**What the task asks**
Please output every line of the material as it stands, without the pictures.

**Data**
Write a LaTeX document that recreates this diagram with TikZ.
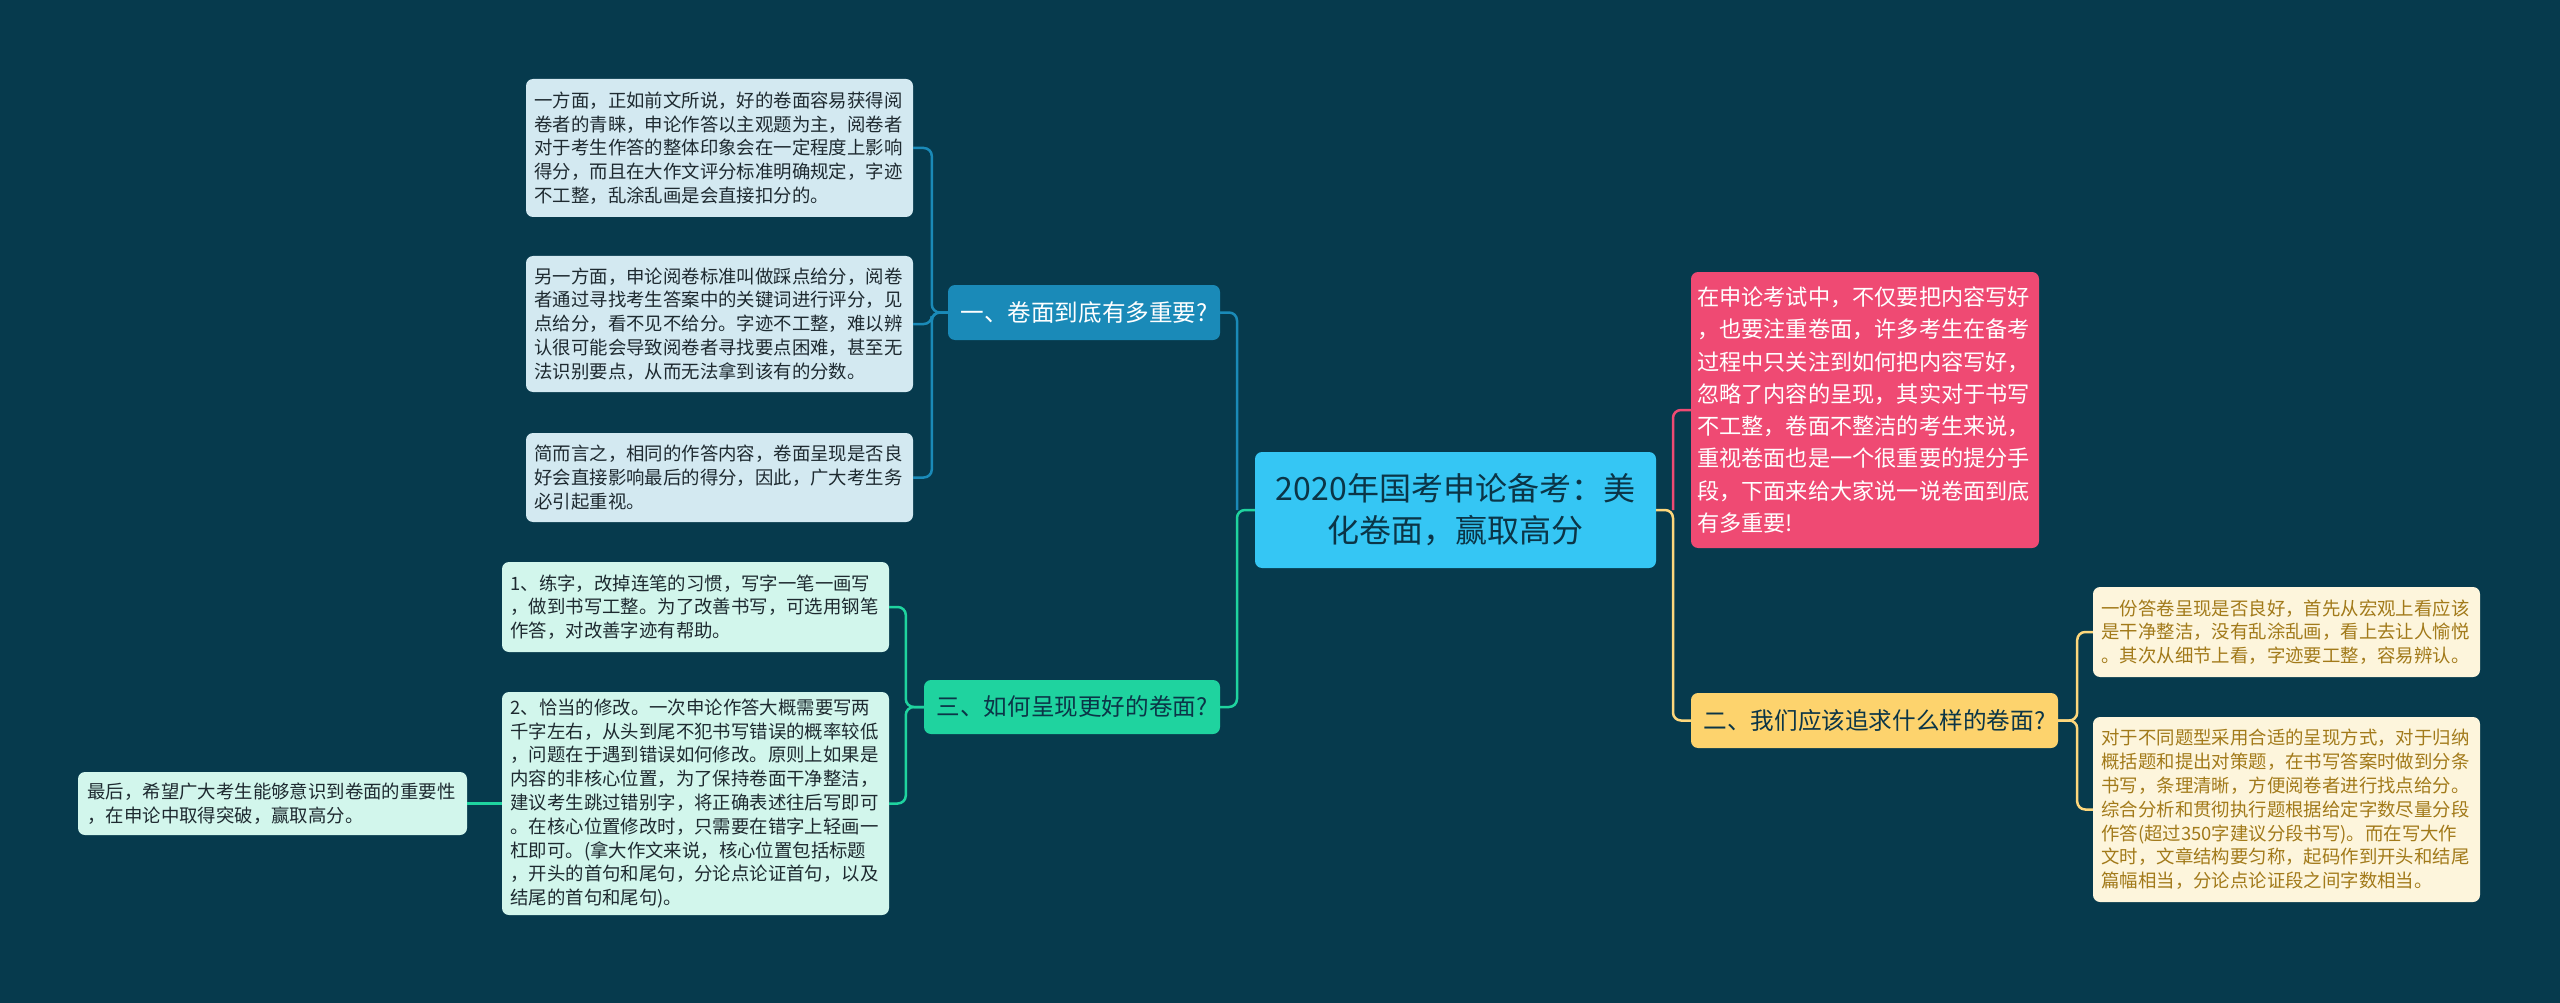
\documentclass[tikz,border=0pt]{standalone}
\usepackage{fontspec}
\newfontfamily\cjkfont{Noto Sans CJK SC}
\definecolor{bgdark}{HTML}{063A4D}
\definecolor{rootcyan}{HTML}{35C6F4}
\definecolor{inkdark}{HTML}{0B3547}
\definecolor{topicblue}{HTML}{1A8AB8}
\definecolor{topicgreen}{HTML}{1FD39F}
\definecolor{topicpink}{HTML}{EF4A73}
\definecolor{topicyellow}{HTML}{FDD36D}
\definecolor{leafblue}{HTML}{D3E9F1}
\definecolor{leafmint}{HTML}{D2F6EC}
\definecolor{leafcream}{HTML}{FDF5DC}
\definecolor{inkgold}{HTML}{A27A1A}
\definecolor{inkleaf}{HTML}{1E2A30}
\begin{document}
\begin{tikzpicture}[x=1pt, y=-1pt,
  box/.style={rounded corners=7pt, inner ysep=0pt},
  topicbox/.style={box, minimum height=55, inner xsep=0pt, align=center,
    font=\cjkfont\fontsize{23.6}{28}\selectfont},
  leafbox/.style={box, minimum width=387, text width=370, inner xsep=8.5pt, align=left,
    text=inkleaf, font=\cjkfont\fontsize{18.4}{23.8}\selectfont},
  wire/.style={line width=2.5pt, rounded corners=8pt},
  wireblue/.style={wire, draw=topicblue},
  wiregreen/.style={wire, draw=topicgreen},
  wirepink/.style={wire, draw=topicpink},
  wireyellow/.style={wire, draw=topicyellow!90!white}]
  \fill[bgdark] (0,0) rectangle (2560,1003);
  \useasboundingbox (0,0) rectangle (2560,1003);
  \node[box, fill=rootcyan, text=inkdark, minimum width=401, minimum height=116,
    text width=381, inner xsep=10pt, align=center,
    font=\cjkfont\fontsize{32}{42}\selectfont] (root) at (1455.5,510)
    {2020年国考申论备考：美\\化卷面，赢取高分};
  \node[topicbox, fill=topicblue, text=white, minimum width=272] (n1) at (1084,312.5)
    {一、卷面到底有多重要?};
  \node[topicbox, fill=topicgreen, text=inkdark, minimum width=296, minimum height=54] (n3) at (1072,707)
    {三、如何呈现更好的卷面?};
  \node[box, fill=topicpink, text=white, minimum width=348, minimum height=276,
    text width=336, inner xsep=6pt, align=left,
    font=\cjkfont\fontsize{22.2}{32.3}\selectfont] (pk) at (1865,410)
    {在申论考试中，不仅要把内容写好\\，也要注重卷面，许多考生在备考\\过程中只关注到如何把内容写好，\\忽略了内容的呈现，其实对于书写\\不工整，卷面不整洁的考生来说，\\重视卷面也是一个很重要的提分手\\段，下面来给大家说一说卷面到底\\有多重要!};
  \node[topicbox, fill=topicyellow, text=inkdark, minimum width=367] (yw) at (1874.5,720.5)
    {二、我们应该追求什么样的卷面?};
  \node[leafbox, fill=leafblue, minimum height=138] (la) at (719.5,148)
    {一方面，正如前文所说，好的卷面容易获得阅\\卷者的青睐，申论作答以主观题为主，阅卷者\\对于考生作答的整体印象会在一定程度上影响\\得分，而且在大作文评分标准明确规定，字迹\\不工整，乱涂乱画是会直接扣分的。};
  \node[leafbox, fill=leafblue, minimum height=136] (lb) at (719.5,324)
    {另一方面，申论阅卷标准叫做踩点给分，阅卷\\者通过寻找考生答案中的关键词进行评分，见\\点给分，看不见不给分。字迹不工整，难以辨\\认很可能会导致阅卷者寻找要点困难，甚至无\\法识别要点，从而无法拿到该有的分数。};
  \node[leafbox, fill=leafblue, minimum height=89] (lc) at (719.5,477.5)
    {简而言之，相同的作答内容，卷面呈现是否良\\好会直接影响最后的得分，因此，广大考生务\\必引起重视。};
  \node[leafbox, fill=leafmint, minimum height=90] (ld) at (695.5,607)
    {1、练字，改掉连笔的习惯，写字一笔一画写\\，做到书写工整。为了改善书写，可选用钢笔\\作答，对改善字迹有帮助。};
  \node[leafbox, fill=leafmint, minimum height=223] (le) at (695.5,803.5)
    {2、恰当的修改。一次申论作答大概需要写两\\千字左右，从头到尾不犯书写错误的概率较低\\，问题在于遇到错误如何修改。原则上如果是\\内容的非核心位置，为了保持卷面干净整洁，\\建议考生跳过错别字，将正确表述往后写即可\\。在核心位置修改时，只需要在错字上轻画一\\杠即可。(拿大作文来说，核心位置包括标题\\，开头的首句和尾句，分论点论证首句，以及\\结尾的首句和尾句)。};
  \node[leafbox, fill=leafmint, minimum width=389, minimum height=63] (lf) at (272.5,803.5)
    {最后，希望广大考生能够意识到卷面的重要性\\，在申论中取得突破，赢取高分。};
  \node[leafbox, fill=leafcream, text=inkgold, minimum height=90] (lg) at (2286.5,632)
    {一份答卷呈现是否良好，首先从宏观上看应该\\是干净整洁，没有乱涂乱画，看上去让人愉悦\\。其次从细节上看，字迹要工整，容易辨认。};
  \node[leafbox, fill=leafcream, text=inkgold, minimum height=185] (lh) at (2286.5,809.5)
    {对于不同题型采用合适的呈现方式，对于归纳\\概括题和提出对策题，在书写答案时做到分条\\书写，条理清晰，方便阅卷者进行找点给分。\\综合分析和贯彻执行题根据给定字数尽量分段\\作答(超过350字建议分段书写)。而在写大作\\文时，文章结构要匀称，起码作到开头和结尾\\篇幅相当，分论点论证段之间字数相当。};
  \coordinate (lbus) at (1237,510);
  \coordinate (rbus) at (1673,510);
  \draw[wireblue] (lbus) |- (n1.east);
  \draw[wiregreen] (root.west) -- (lbus) |- (n3.east);
  \draw[wirepink] (rbus) |- (pk.west);
  \draw[wireyellow] (root.east) -- (rbus) |- (yw.west);
  \foreach \leaf in {la,lb,lc}
    \draw[wireblue] (n1.west) -- ++(-16,0) |- (\leaf.east);
  \foreach \leaf in {ld,le}
    \draw[wiregreen] (n3.west) -- ++(-18,0) |- (\leaf.east);
  \draw[wiregreen] (le.west) -- (lf.east);
  \foreach \leaf in {lg,lh}
    \draw[wireyellow] (yw.east) -- ++(19,0) |- (\leaf.west);
\end{tikzpicture}
\end{document}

**Output for this exercise**
Write a LaTeX document that recreates this diagram with TikZ.
\documentclass[tikz,border=0pt]{standalone}
\usepackage{fontspec}
\newfontfamily\cjkfont{Noto Sans CJK SC}
\definecolor{bgdark}{HTML}{063A4D}
\definecolor{rootcyan}{HTML}{35C6F4}
\definecolor{inkdark}{HTML}{0B3547}
\definecolor{topicblue}{HTML}{1A8AB8}
\definecolor{topicgreen}{HTML}{1FD39F}
\definecolor{topicpink}{HTML}{EF4A73}
\definecolor{topicyellow}{HTML}{FDD36D}
\definecolor{leafblue}{HTML}{D3E9F1}
\definecolor{leafmint}{HTML}{D2F6EC}
\definecolor{leafcream}{HTML}{FDF5DC}
\definecolor{inkgold}{HTML}{A27A1A}
\definecolor{inkleaf}{HTML}{1E2A30}
\begin{document}
\begin{tikzpicture}[x=1pt, y=-1pt,
  box/.style={rounded corners=7pt, inner ysep=0pt},
  topicbox/.style={box, minimum height=55, inner xsep=0pt, align=center,
    font=\cjkfont\fontsize{23.6}{28}\selectfont},
  leafbox/.style={box, minimum width=387, text width=370, inner xsep=8.5pt, align=left,
    text=inkleaf, font=\cjkfont\fontsize{18.4}{23.8}\selectfont},
  wire/.style={line width=2.5pt, rounded corners=8pt},
  wireblue/.style={wire, draw=topicblue},
  wiregreen/.style={wire, draw=topicgreen},
  wirepink/.style={wire, draw=topicpink},
  wireyellow/.style={wire, draw=topicyellow!90!white}]
  \fill[bgdark] (0,0) rectangle (2560,1003);
  \useasboundingbox (0,0) rectangle (2560,1003);
  \node[box, fill=rootcyan, text=inkdark, minimum width=401, minimum height=116,
    text width=381, inner xsep=10pt, align=center,
    font=\cjkfont\fontsize{32}{42}\selectfont] (root) at (1455.5,510)
    {2020年国考申论备考：美\\化卷面，赢取高分};
  \node[topicbox, fill=topicblue, text=white, minimum width=272] (n1) at (1084,312.5)
    {一、卷面到底有多重要?};
  \node[topicbox, fill=topicgreen, text=inkdark, minimum width=296, minimum height=54] (n3) at (1072,707)
    {三、如何呈现更好的卷面?};
  \node[box, fill=topicpink, text=white, minimum width=348, minimum height=276,
    text width=336, inner xsep=6pt, align=left,
    font=\cjkfont\fontsize{22.2}{32.3}\selectfont] (pk) at (1865,410)
    {在申论考试中，不仅要把内容写好\\，也要注重卷面，许多考生在备考\\过程中只关注到如何把内容写好，\\忽略了内容的呈现，其实对于书写\\不工整，卷面不整洁的考生来说，\\重视卷面也是一个很重要的提分手\\段，下面来给大家说一说卷面到底\\有多重要!};
  \node[topicbox, fill=topicyellow, text=inkdark, minimum width=367] (yw) at (1874.5,720.5)
    {二、我们应该追求什么样的卷面?};
  \node[leafbox, fill=leafblue, minimum height=138] (la) at (719.5,148)
    {一方面，正如前文所说，好的卷面容易获得阅\\卷者的青睐，申论作答以主观题为主，阅卷者\\对于考生作答的整体印象会在一定程度上影响\\得分，而且在大作文评分标准明确规定，字迹\\不工整，乱涂乱画是会直接扣分的。};
  \node[leafbox, fill=leafblue, minimum height=136] (lb) at (719.5,324)
    {另一方面，申论阅卷标准叫做踩点给分，阅卷\\者通过寻找考生答案中的关键词进行评分，见\\点给分，看不见不给分。字迹不工整，难以辨\\认很可能会导致阅卷者寻找要点困难，甚至无\\法识别要点，从而无法拿到该有的分数。};
  \node[leafbox, fill=leafblue, minimum height=89] (lc) at (719.5,477.5)
    {简而言之，相同的作答内容，卷面呈现是否良\\好会直接影响最后的得分，因此，广大考生务\\必引起重视。};
  \node[leafbox, fill=leafmint, minimum height=90] (ld) at (695.5,607)
    {1、练字，改掉连笔的习惯，写字一笔一画写\\，做到书写工整。为了改善书写，可选用钢笔\\作答，对改善字迹有帮助。};
  \node[leafbox, fill=leafmint, minimum height=223] (le) at (695.5,803.5)
    {2、恰当的修改。一次申论作答大概需要写两\\千字左右，从头到尾不犯书写错误的概率较低\\，问题在于遇到错误如何修改。原则上如果是\\内容的非核心位置，为了保持卷面干净整洁，\\建议考生跳过错别字，将正确表述往后写即可\\。在核心位置修改时，只需要在错字上轻画一\\杠即可。(拿大作文来说，核心位置包括标题\\，开头的首句和尾句，分论点论证首句，以及\\结尾的首句和尾句)。};
  \node[leafbox, fill=leafmint, minimum width=389, minimum height=63] (lf) at (272.5,803.5)
    {最后，希望广大考生能够意识到卷面的重要性\\，在申论中取得突破，赢取高分。};
  \node[leafbox, fill=leafcream, text=inkgold, minimum height=90] (lg) at (2286.5,632)
    {一份答卷呈现是否良好，首先从宏观上看应该\\是干净整洁，没有乱涂乱画，看上去让人愉悦\\。其次从细节上看，字迹要工整，容易辨认。};
  \node[leafbox, fill=leafcream, text=inkgold, minimum height=185] (lh) at (2286.5,809.5)
    {对于不同题型采用合适的呈现方式，对于归纳\\概括题和提出对策题，在书写答案时做到分条\\书写，条理清晰，方便阅卷者进行找点给分。\\综合分析和贯彻执行题根据给定字数尽量分段\\作答(超过350字建议分段书写)。而在写大作\\文时，文章结构要匀称，起码作到开头和结尾\\篇幅相当，分论点论证段之间字数相当。};
  \coordinate (lbus) at (1237,510);
  \coordinate (rbus) at (1673,510);
  \draw[wireblue] (lbus) |- (n1.east);
  \draw[wiregreen] (root.west) -- (lbus) |- (n3.east);
  \draw[wirepink] (rbus) |- (pk.west);
  \draw[wireyellow] (root.east) -- (rbus) |- (yw.west);
  \foreach \leaf in {la,lb,lc}
    \draw[wireblue] (n1.west) -- ++(-16,0) |- (\leaf.east);
  \foreach \leaf in {ld,le}
    \draw[wiregreen] (n3.west) -- ++(-18,0) |- (\leaf.east);
  \draw[wiregreen] (le.west) -- (lf.east);
  \foreach \leaf in {lg,lh}
    \draw[wireyellow] (yw.east) -- ++(19,0) |- (\leaf.west);
\end{tikzpicture}
\end{document}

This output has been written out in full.